Color Analysis Wardrobe Template
A step-by-step template for rebuilding your wardrobe around your seasonal color analysis results. This guide helps you transition from your current wardrobe to a palette-optimized one without replacing everything at once.
Last updated 2026-04-13
From color results to wardrobe action
Getting your colors analyzed is exciting, but the follow-through is where most people stall. You cannot replace your entire wardrobe overnight, and you should not try. This template gives you a phased approach: start with the items closest to your face (tops, scarves, jewelry), then work outward to bottoms, outerwear, and accessories over 6 to 12 months.
Phase 1: tops and face-framing pieces
Colors near your face have the biggest impact on how healthy and vibrant you look. Start by replacing tops in your worst colors with tops in your best ones. Add a scarf or two in your power colors for an instant upgrade. If you wear makeup, align your lip and blush shades with your palette. This phase alone creates a visible transformation.

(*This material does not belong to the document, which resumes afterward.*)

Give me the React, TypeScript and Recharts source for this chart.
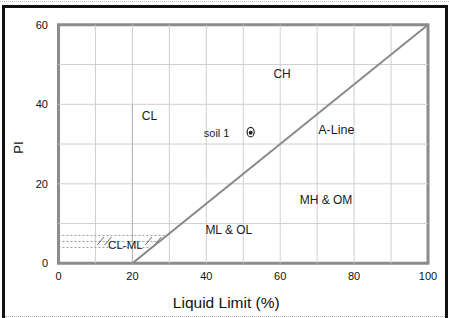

Phase 2: building a cohesive palette
Choose 3 to 4 neutrals from your season (every season has its own best neutrals—warm seasons use camel and olive; cool seasons use navy and charcoal) and 2 to 3 accent colors. Use neutrals for bottoms, outerwear, and bags. Use accent colors for tops and accessories. This structure ensures everything mixes and matches.
Phase 3: the full wardrobe transition
As items wear out or no longer fit, replace them with pieces in your palette. Do not purge everything at once—that is wasteful and expensive. Items in wrong colors can still serve as workout clothes, sleepwear, or layering pieces hidden under outerwear. The goal is a gradual, sustainable transition where every new purchase is intentionally chosen from your palette.
Turn the template into real outfits
TRY helps you apply templates to your actual wardrobe. Upload your clothes, pick an occasion, and get outfit ideas based on what you already own.
Questions, answered.
Do I have to throw away everything that is not in my palette?
No. A gradual transition is more sustainable and affordable. Move off-palette items to lower-visibility roles—bottoms, base layers, workout clothes—where the color is less important. Only prioritize replacing items worn near your face, where color impact is highest.
What if I love a color that is not in my season?
Wear it anyway, but strategically. Use it for bottoms, bags, or shoes where it is farther from your face. You can also look for the version of that color within your season—every season has its own blue, red, and green. A warm Autumn's teal is different from a cool Winter's teal, but both exist.